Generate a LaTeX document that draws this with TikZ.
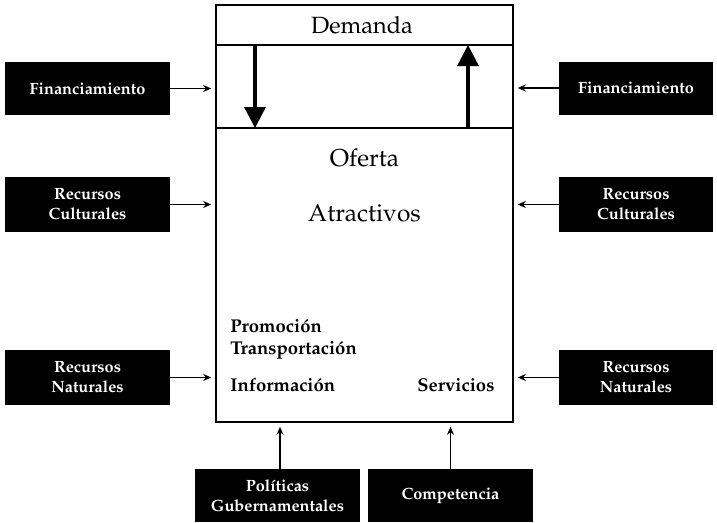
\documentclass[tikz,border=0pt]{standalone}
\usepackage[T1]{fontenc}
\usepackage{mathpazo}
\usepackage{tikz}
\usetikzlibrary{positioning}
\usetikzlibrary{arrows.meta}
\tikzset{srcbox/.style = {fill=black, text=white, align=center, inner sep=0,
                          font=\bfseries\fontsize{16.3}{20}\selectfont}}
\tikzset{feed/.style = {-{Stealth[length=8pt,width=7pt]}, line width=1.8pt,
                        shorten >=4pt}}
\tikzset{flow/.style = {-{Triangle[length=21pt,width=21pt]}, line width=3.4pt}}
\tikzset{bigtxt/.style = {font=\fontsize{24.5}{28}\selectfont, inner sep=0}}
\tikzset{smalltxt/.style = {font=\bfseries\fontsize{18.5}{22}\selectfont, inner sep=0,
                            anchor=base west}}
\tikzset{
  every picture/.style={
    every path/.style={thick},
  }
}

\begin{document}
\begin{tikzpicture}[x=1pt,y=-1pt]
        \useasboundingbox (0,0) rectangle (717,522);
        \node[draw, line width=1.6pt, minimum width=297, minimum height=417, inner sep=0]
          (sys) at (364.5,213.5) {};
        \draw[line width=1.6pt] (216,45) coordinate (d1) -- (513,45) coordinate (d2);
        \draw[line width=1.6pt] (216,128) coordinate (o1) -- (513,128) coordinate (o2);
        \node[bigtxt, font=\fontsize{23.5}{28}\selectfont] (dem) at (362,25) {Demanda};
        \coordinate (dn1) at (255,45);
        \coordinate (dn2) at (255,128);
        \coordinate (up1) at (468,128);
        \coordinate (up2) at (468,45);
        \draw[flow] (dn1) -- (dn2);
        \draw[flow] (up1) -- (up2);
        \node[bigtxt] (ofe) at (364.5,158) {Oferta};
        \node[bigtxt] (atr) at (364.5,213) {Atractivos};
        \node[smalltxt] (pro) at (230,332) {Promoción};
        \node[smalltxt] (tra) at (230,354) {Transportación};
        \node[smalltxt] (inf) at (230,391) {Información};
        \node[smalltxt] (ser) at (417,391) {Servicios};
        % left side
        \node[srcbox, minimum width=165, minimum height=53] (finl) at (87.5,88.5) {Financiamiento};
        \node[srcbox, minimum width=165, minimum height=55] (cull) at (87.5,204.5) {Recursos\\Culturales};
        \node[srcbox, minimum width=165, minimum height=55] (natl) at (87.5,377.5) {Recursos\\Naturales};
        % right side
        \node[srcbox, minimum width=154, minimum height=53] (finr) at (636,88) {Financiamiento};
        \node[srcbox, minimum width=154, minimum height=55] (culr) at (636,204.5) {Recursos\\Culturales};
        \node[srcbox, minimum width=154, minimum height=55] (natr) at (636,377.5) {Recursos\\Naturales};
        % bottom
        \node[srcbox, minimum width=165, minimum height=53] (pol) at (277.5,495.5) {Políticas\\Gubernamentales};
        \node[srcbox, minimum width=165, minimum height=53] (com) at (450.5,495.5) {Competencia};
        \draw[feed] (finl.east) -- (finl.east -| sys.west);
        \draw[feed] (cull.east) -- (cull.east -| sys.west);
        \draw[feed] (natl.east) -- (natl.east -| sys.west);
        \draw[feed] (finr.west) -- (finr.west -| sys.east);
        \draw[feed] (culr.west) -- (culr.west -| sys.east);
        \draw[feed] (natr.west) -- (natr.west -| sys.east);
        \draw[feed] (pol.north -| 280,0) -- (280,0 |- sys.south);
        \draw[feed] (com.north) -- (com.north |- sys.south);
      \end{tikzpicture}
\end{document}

## [Given request]
Drop the images and repeat the data exactly.

## [Correct response]
Generate a LaTeX document that draws this with TikZ.
\documentclass[tikz,border=0pt]{standalone}
\usepackage[T1]{fontenc}
\usepackage{mathpazo}
\usepackage{tikz}
\usetikzlibrary{positioning}
\usetikzlibrary{arrows.meta}
\tikzset{srcbox/.style = {fill=black, text=white, align=center, inner sep=0,
                          font=\bfseries\fontsize{16.3}{20}\selectfont}}
\tikzset{feed/.style = {-{Stealth[length=8pt,width=7pt]}, line width=1.8pt,
                        shorten >=4pt}}
\tikzset{flow/.style = {-{Triangle[length=21pt,width=21pt]}, line width=3.4pt}}
\tikzset{bigtxt/.style = {font=\fontsize{24.5}{28}\selectfont, inner sep=0}}
\tikzset{smalltxt/.style = {font=\bfseries\fontsize{18.5}{22}\selectfont, inner sep=0,
                            anchor=base west}}
\tikzset{
  every picture/.style={
    every path/.style={thick},
  }
}

\begin{document}
\begin{tikzpicture}[x=1pt,y=-1pt]
        \useasboundingbox (0,0) rectangle (717,522);
        \node[draw, line width=1.6pt, minimum width=297, minimum height=417, inner sep=0]
          (sys) at (364.5,213.5) {};
        \draw[line width=1.6pt] (216,45) coordinate (d1) -- (513,45) coordinate (d2);
        \draw[line width=1.6pt] (216,128) coordinate (o1) -- (513,128) coordinate (o2);
        \node[bigtxt, font=\fontsize{23.5}{28}\selectfont] (dem) at (362,25) {Demanda};
        \coordinate (dn1) at (255,45);
        \coordinate (dn2) at (255,128);
        \coordinate (up1) at (468,128);
        \coordinate (up2) at (468,45);
        \draw[flow] (dn1) -- (dn2);
        \draw[flow] (up1) -- (up2);
        \node[bigtxt] (ofe) at (364.5,158) {Oferta};
        \node[bigtxt] (atr) at (364.5,213) {Atractivos};
        \node[smalltxt] (pro) at (230,332) {Promoción};
        \node[smalltxt] (tra) at (230,354) {Transportación};
        \node[smalltxt] (inf) at (230,391) {Información};
        \node[smalltxt] (ser) at (417,391) {Servicios};
        % left side
        \node[srcbox, minimum width=165, minimum height=53] (finl) at (87.5,88.5) {Financiamiento};
        \node[srcbox, minimum width=165, minimum height=55] (cull) at (87.5,204.5) {Recursos\\Culturales};
        \node[srcbox, minimum width=165, minimum height=55] (natl) at (87.5,377.5) {Recursos\\Naturales};
        % right side
        \node[srcbox, minimum width=154, minimum height=53] (finr) at (636,88) {Financiamiento};
        \node[srcbox, minimum width=154, minimum height=55] (culr) at (636,204.5) {Recursos\\Culturales};
        \node[srcbox, minimum width=154, minimum height=55] (natr) at (636,377.5) {Recursos\\Naturales};
        % bottom
        \node[srcbox, minimum width=165, minimum height=53] (pol) at (277.5,495.5) {Políticas\\Gubernamentales};
        \node[srcbox, minimum width=165, minimum height=53] (com) at (450.5,495.5) {Competencia};
        \draw[feed] (finl.east) -- (finl.east -| sys.west);
        \draw[feed] (cull.east) -- (cull.east -| sys.west);
        \draw[feed] (natl.east) -- (natl.east -| sys.west);
        \draw[feed] (finr.west) -- (finr.west -| sys.east);
        \draw[feed] (culr.west) -- (culr.west -| sys.east);
        \draw[feed] (natr.west) -- (natr.west -| sys.east);
        \draw[feed] (pol.north -| 280,0) -- (280,0 |- sys.south);
        \draw[feed] (com.north) -- (com.north |- sys.south);
      \end{tikzpicture}
\end{document}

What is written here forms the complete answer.